SAIS Student Team Wins AES Energy Innovation Challenge
A student team consisting of Ruta Karpauskaite '21, Aditi Kumar '22, Julia Fernandes Fonteles '21, and Caitlin Candee '22 won the first AES Energy Innovation Challenge, which took place from October 4 to November 12. For winning the competition, Candee, Fonteles, Karpauskaite, and Kumar, known as the Power Troupe during the challenge, will receive a $10,000 prize. The AES Corporation, a global Fortune 500 company currently leading the transformation to smarter, greener energy solutions, will also make a $1,000 donation to Instituto Rede Abrigo, a non-profit social organization that develops and promotes solutions to improve institutional care for children and adolescents in Rio de Janeiro. Multiple SAIS student teams participated in the challenge, which enabled students to gain real-world experience, skills, and insights required to help accelerate the responsible transition to renewable energy generation. The competition also provided students networking opportunities with leaders at the AES Corporation.

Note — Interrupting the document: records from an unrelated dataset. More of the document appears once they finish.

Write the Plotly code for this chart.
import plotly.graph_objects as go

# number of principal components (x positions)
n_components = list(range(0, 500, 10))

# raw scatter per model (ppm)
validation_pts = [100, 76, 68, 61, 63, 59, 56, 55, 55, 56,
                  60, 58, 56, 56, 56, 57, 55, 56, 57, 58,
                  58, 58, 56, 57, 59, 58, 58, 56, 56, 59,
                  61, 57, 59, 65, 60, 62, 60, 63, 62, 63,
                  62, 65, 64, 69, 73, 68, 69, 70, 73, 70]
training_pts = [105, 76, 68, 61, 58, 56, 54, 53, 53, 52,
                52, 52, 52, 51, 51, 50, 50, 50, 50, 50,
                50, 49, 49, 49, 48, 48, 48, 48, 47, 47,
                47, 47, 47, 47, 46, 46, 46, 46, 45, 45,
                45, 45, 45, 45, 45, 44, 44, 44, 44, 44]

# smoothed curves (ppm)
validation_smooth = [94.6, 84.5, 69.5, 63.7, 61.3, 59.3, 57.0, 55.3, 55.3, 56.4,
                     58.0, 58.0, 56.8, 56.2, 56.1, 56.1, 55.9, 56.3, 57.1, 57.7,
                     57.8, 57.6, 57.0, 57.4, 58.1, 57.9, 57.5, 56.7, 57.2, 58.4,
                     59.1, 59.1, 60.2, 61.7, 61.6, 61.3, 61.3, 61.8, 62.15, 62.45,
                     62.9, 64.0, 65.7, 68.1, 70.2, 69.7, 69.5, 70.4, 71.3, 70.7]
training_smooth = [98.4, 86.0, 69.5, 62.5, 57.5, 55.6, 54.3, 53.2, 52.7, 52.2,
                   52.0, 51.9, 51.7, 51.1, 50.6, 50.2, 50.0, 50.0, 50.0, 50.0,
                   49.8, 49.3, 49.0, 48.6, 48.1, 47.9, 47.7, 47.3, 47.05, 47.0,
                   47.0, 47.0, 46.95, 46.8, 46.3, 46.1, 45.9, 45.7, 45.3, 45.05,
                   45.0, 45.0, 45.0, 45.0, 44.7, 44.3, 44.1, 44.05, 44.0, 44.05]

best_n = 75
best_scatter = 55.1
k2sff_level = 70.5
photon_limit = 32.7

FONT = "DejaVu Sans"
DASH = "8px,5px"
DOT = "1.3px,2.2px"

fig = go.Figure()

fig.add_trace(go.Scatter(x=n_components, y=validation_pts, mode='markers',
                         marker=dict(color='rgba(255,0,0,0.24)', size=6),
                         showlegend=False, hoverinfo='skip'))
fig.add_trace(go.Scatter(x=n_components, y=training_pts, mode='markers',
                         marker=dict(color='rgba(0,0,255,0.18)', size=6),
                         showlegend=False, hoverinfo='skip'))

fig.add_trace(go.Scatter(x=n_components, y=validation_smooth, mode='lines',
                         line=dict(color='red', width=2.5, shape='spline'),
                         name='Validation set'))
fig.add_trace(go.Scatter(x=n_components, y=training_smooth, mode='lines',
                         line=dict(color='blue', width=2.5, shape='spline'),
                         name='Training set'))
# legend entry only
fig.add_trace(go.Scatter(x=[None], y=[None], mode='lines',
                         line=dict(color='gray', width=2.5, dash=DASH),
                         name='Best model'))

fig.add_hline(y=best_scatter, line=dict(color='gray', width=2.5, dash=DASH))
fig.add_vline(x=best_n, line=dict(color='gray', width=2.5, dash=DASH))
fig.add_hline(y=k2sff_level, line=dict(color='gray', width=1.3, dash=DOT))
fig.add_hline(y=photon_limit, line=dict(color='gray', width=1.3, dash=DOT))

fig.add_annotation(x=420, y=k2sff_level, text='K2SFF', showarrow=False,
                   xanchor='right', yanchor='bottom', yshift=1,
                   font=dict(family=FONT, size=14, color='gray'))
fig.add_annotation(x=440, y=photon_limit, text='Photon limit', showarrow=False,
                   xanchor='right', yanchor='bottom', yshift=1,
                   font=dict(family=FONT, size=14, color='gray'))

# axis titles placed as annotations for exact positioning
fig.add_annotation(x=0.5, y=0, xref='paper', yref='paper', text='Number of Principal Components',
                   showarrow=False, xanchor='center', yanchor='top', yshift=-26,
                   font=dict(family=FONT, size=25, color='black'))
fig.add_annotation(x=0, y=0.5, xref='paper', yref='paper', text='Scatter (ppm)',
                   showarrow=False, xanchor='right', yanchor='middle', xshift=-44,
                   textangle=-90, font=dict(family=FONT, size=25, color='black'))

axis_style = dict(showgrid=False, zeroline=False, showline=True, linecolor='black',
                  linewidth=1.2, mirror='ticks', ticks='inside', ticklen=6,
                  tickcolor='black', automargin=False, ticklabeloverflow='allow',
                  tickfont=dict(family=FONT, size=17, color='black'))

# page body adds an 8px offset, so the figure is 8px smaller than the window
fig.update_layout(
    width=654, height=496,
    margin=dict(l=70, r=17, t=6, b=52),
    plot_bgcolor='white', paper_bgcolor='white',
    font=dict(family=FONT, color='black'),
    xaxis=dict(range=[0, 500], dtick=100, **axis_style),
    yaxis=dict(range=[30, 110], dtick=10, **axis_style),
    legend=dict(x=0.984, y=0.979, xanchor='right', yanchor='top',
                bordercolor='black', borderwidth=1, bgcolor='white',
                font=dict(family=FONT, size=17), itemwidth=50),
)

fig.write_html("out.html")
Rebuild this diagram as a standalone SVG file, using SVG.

The competition consisted of two two-week rounds that challenged graduate student teams to create a new product offering aimed at communities with conventional fuel facilities that are being brought offline or decommissioned. Phase one of the challenge required teams to pick coal plants that will retire in the U.S. before 2030 and develop proposals for areas where the plants are based. Phase two required teams to scale up their solutions to a larger market.
Candee, Fonteles, Karpauskaite, and Kumar focused on decommissioning a Virginia-based coal power plant and replacing the lost capacity with offshore wind facilities. They developed a proposal to build a gravity energy storage tower alongside a wind blade recycling facility to repurpose the coal plant and replace the lost capacity with offshore wind facilities. They reasoned that gravity energy storage was an essential component of their solution since it complimented the intermittent nature of renewable energy and ensured future grid reliability.
The students considered the coal plant and wind blade recycling facility's location an important aspect of their proposal since coal ash waste from the plant and retired wind turbine blades would be converted into concrete blocks used in the gravity energy storage tower. Overall, Candee, Fonteles, Karpauskaite, and Kumar's proposal created a circular, zero-waste solution intended to bypass the landfilling of fiberglass waste and reduce the world's carbon footprint. The second phase of their plan focused on scaling up their model to markets across Virginia and then to the broader PJM Interconnection markets on the East Coast. In addition to their proposal, they designed a transition strategy that emphasized early planning and stakeholder engagement at the beginning of the negotiation process, ensuring social, environmental, and financial implications will be addressed at the early stages of the plant's decommissioning.
Candee, Fonteles, Karpauskaite, and Kumar pointed out that the wind blade recycling strategy offered industrial fiberglass waste recycling services to convert the waste into composite pellets as an intermediate good in multiple industries. Through their research, the students discovered a considerable amount of wind turbine blades appear in landfills throughout the U.S. because earlier generations of blades are discarded due to government tax credits incentivizing the continuous upgrade of turbines. As a result, the students sought to address the turbine blade waste issue by using the discarded blades for concrete blocks for the gravity energy storage facility and fiberglass composite pellet production.